- _Work to complete_: Omit every picture while repeating the entries exactly.

- _Provided records_:
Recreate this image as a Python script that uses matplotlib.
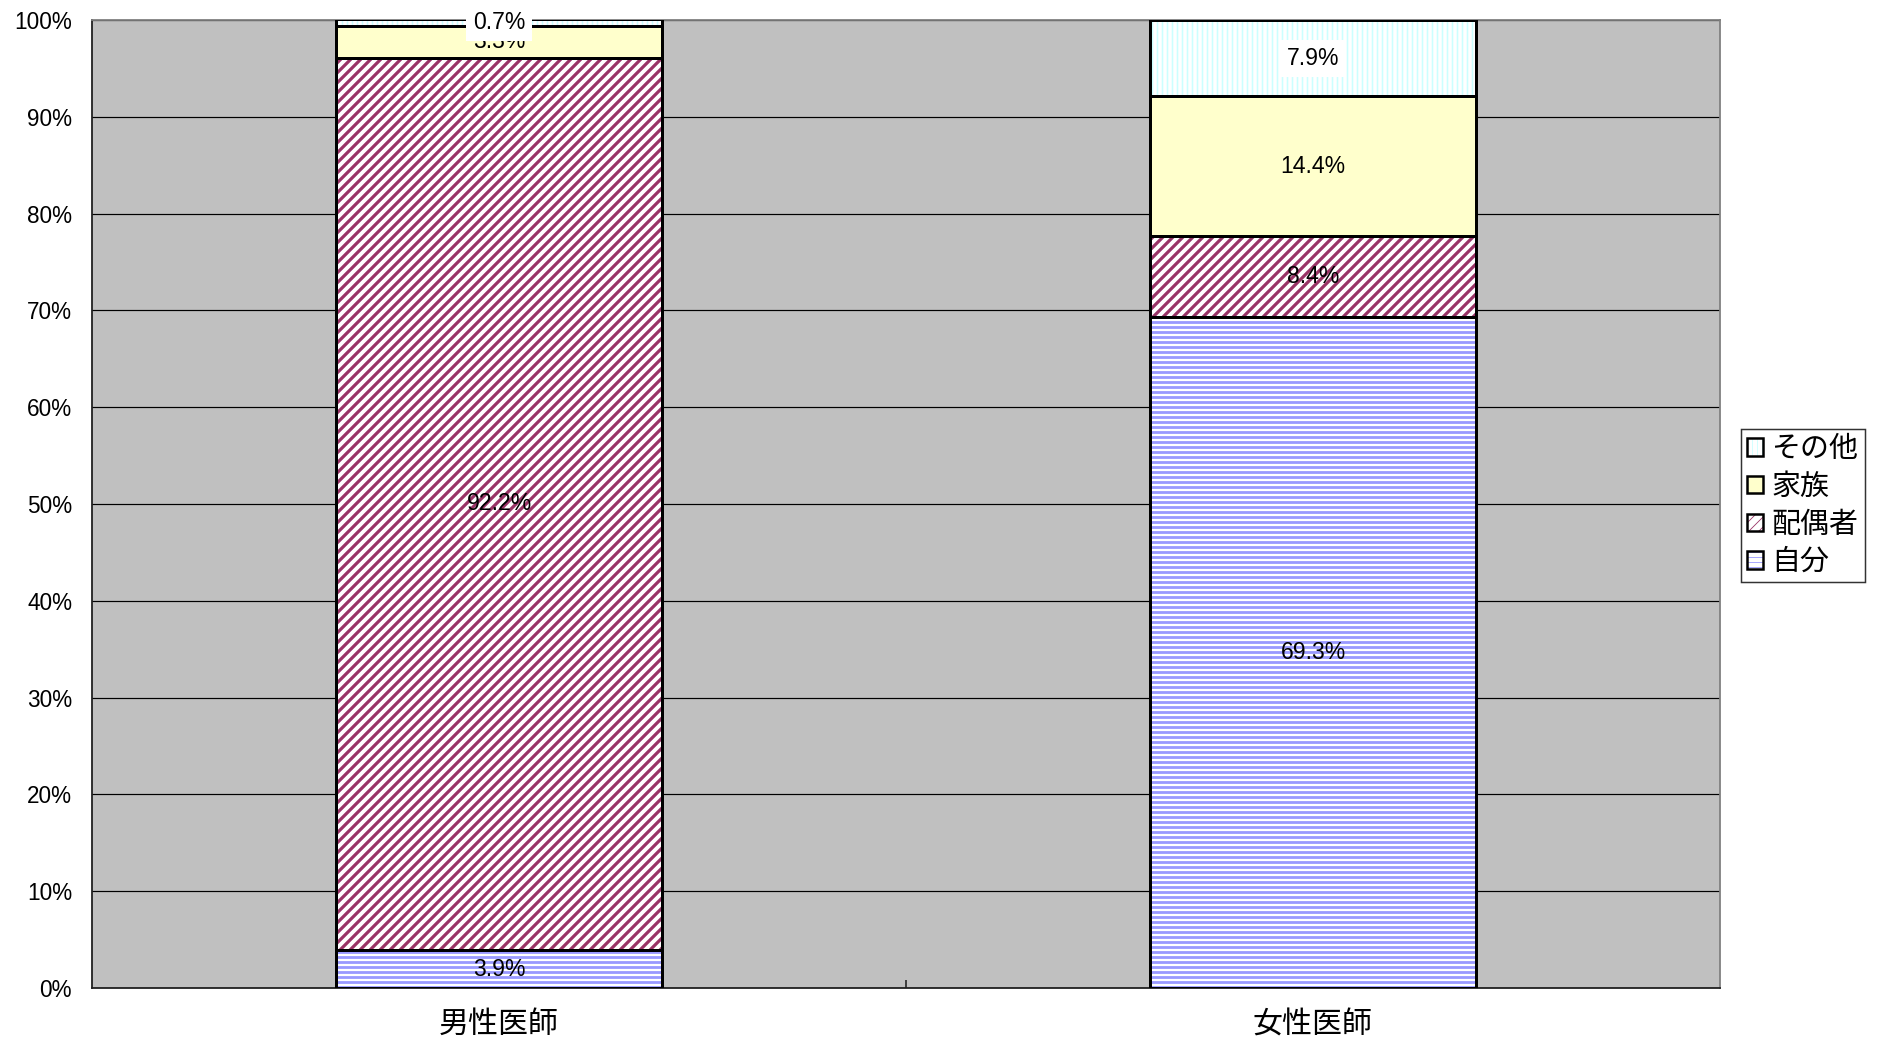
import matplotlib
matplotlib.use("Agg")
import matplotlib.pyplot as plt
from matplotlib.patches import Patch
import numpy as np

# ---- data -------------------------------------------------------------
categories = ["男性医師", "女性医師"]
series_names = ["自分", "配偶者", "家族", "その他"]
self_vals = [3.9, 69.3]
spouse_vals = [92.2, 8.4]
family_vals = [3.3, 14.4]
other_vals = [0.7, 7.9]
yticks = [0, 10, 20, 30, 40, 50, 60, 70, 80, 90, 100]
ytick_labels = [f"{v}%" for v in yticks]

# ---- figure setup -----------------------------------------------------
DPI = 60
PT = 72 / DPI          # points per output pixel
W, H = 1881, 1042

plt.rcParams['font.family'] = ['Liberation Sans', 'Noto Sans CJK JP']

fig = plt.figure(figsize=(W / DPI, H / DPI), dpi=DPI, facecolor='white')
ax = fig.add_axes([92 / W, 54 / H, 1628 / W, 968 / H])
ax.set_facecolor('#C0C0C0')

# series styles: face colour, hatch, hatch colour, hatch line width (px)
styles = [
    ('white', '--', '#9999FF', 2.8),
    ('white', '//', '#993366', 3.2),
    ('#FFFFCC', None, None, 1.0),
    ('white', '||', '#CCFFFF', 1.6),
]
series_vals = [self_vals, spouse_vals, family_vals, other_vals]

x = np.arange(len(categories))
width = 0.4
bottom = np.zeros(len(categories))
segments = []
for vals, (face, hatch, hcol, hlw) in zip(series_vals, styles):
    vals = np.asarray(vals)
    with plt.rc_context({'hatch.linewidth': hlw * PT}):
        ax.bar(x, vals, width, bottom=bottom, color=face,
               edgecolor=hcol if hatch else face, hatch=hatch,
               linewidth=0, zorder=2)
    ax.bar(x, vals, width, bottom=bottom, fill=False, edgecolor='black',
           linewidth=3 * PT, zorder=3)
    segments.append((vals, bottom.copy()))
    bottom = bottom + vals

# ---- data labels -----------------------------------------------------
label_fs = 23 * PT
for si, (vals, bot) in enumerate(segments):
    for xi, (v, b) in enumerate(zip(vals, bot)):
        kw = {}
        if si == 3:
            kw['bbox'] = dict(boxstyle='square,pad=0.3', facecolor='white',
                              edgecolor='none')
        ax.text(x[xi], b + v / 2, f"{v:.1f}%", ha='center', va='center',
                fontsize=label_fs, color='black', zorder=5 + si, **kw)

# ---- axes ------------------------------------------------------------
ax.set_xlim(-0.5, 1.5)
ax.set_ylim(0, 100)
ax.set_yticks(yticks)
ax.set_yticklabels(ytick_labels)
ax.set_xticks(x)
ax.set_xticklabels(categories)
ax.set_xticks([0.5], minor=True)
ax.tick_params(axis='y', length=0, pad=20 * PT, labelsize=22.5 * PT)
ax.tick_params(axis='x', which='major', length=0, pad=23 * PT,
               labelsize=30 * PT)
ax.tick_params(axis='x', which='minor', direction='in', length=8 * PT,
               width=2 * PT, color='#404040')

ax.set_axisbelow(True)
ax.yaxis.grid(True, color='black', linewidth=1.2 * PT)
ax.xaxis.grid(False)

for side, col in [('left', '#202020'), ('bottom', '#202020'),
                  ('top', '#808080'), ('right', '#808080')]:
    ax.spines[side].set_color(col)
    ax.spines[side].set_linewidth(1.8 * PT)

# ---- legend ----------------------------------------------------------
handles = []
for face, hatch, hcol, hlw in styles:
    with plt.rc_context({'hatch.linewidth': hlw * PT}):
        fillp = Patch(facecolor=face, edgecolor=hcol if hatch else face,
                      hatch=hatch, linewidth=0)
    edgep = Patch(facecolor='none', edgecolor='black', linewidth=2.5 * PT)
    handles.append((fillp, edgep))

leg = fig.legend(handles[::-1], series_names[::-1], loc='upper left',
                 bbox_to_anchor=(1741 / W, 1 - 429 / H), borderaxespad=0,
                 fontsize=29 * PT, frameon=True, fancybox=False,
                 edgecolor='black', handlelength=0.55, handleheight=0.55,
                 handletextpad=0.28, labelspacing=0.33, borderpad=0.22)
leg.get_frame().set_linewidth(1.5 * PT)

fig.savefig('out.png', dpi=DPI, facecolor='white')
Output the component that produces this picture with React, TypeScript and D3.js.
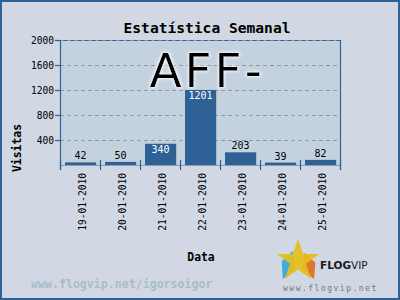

- _Exercise answer_:
Recreate this image as a Python script that uses matplotlib.
import matplotlib
matplotlib.use("Agg")
import matplotlib.pyplot as plt
from matplotlib.patches import Patch
import numpy as np

# ---- data -------------------------------------------------------------
categories = ["男性医師", "女性医師"]
series_names = ["自分", "配偶者", "家族", "その他"]
self_vals = [3.9, 69.3]
spouse_vals = [92.2, 8.4]
family_vals = [3.3, 14.4]
other_vals = [0.7, 7.9]
yticks = [0, 10, 20, 30, 40, 50, 60, 70, 80, 90, 100]
ytick_labels = [f"{v}%" for v in yticks]

# ---- figure setup -----------------------------------------------------
DPI = 60
PT = 72 / DPI          # points per output pixel
W, H = 1881, 1042

plt.rcParams['font.family'] = ['Liberation Sans', 'Noto Sans CJK JP']

fig = plt.figure(figsize=(W / DPI, H / DPI), dpi=DPI, facecolor='white')
ax = fig.add_axes([92 / W, 54 / H, 1628 / W, 968 / H])
ax.set_facecolor('#C0C0C0')

# series styles: face colour, hatch, hatch colour, hatch line width (px)
styles = [
    ('white', '--', '#9999FF', 2.8),
    ('white', '//', '#993366', 3.2),
    ('#FFFFCC', None, None, 1.0),
    ('white', '||', '#CCFFFF', 1.6),
]
series_vals = [self_vals, spouse_vals, family_vals, other_vals]

x = np.arange(len(categories))
width = 0.4
bottom = np.zeros(len(categories))
segments = []
for vals, (face, hatch, hcol, hlw) in zip(series_vals, styles):
    vals = np.asarray(vals)
    with plt.rc_context({'hatch.linewidth': hlw * PT}):
        ax.bar(x, vals, width, bottom=bottom, color=face,
               edgecolor=hcol if hatch else face, hatch=hatch,
               linewidth=0, zorder=2)
    ax.bar(x, vals, width, bottom=bottom, fill=False, edgecolor='black',
           linewidth=3 * PT, zorder=3)
    segments.append((vals, bottom.copy()))
    bottom = bottom + vals

# ---- data labels -----------------------------------------------------
label_fs = 23 * PT
for si, (vals, bot) in enumerate(segments):
    for xi, (v, b) in enumerate(zip(vals, bot)):
        kw = {}
        if si == 3:
            kw['bbox'] = dict(boxstyle='square,pad=0.3', facecolor='white',
                              edgecolor='none')
        ax.text(x[xi], b + v / 2, f"{v:.1f}%", ha='center', va='center',
                fontsize=label_fs, color='black', zorder=5 + si, **kw)

# ---- axes ------------------------------------------------------------
ax.set_xlim(-0.5, 1.5)
ax.set_ylim(0, 100)
ax.set_yticks(yticks)
ax.set_yticklabels(ytick_labels)
ax.set_xticks(x)
ax.set_xticklabels(categories)
ax.set_xticks([0.5], minor=True)
ax.tick_params(axis='y', length=0, pad=20 * PT, labelsize=22.5 * PT)
ax.tick_params(axis='x', which='major', length=0, pad=23 * PT,
               labelsize=30 * PT)
ax.tick_params(axis='x', which='minor', direction='in', length=8 * PT,
               width=2 * PT, color='#404040')

ax.set_axisbelow(True)
ax.yaxis.grid(True, color='black', linewidth=1.2 * PT)
ax.xaxis.grid(False)

for side, col in [('left', '#202020'), ('bottom', '#202020'),
                  ('top', '#808080'), ('right', '#808080')]:
    ax.spines[side].set_color(col)
    ax.spines[side].set_linewidth(1.8 * PT)

# ---- legend ----------------------------------------------------------
handles = []
for face, hatch, hcol, hlw in styles:
    with plt.rc_context({'hatch.linewidth': hlw * PT}):
        fillp = Patch(facecolor=face, edgecolor=hcol if hatch else face,
                      hatch=hatch, linewidth=0)
    edgep = Patch(facecolor='none', edgecolor='black', linewidth=2.5 * PT)
    handles.append((fillp, edgep))

leg = fig.legend(handles[::-1], series_names[::-1], loc='upper left',
                 bbox_to_anchor=(1741 / W, 1 - 429 / H), borderaxespad=0,
                 fontsize=29 * PT, frameon=True, fancybox=False,
                 edgecolor='black', handlelength=0.55, handleheight=0.55,
                 handletextpad=0.28, labelspacing=0.33, borderpad=0.22)
leg.get_frame().set_linewidth(1.5 * PT)

fig.savefig('out.png', dpi=DPI, facecolor='white')
Output the component that produces this picture with React, TypeScript and D3.js.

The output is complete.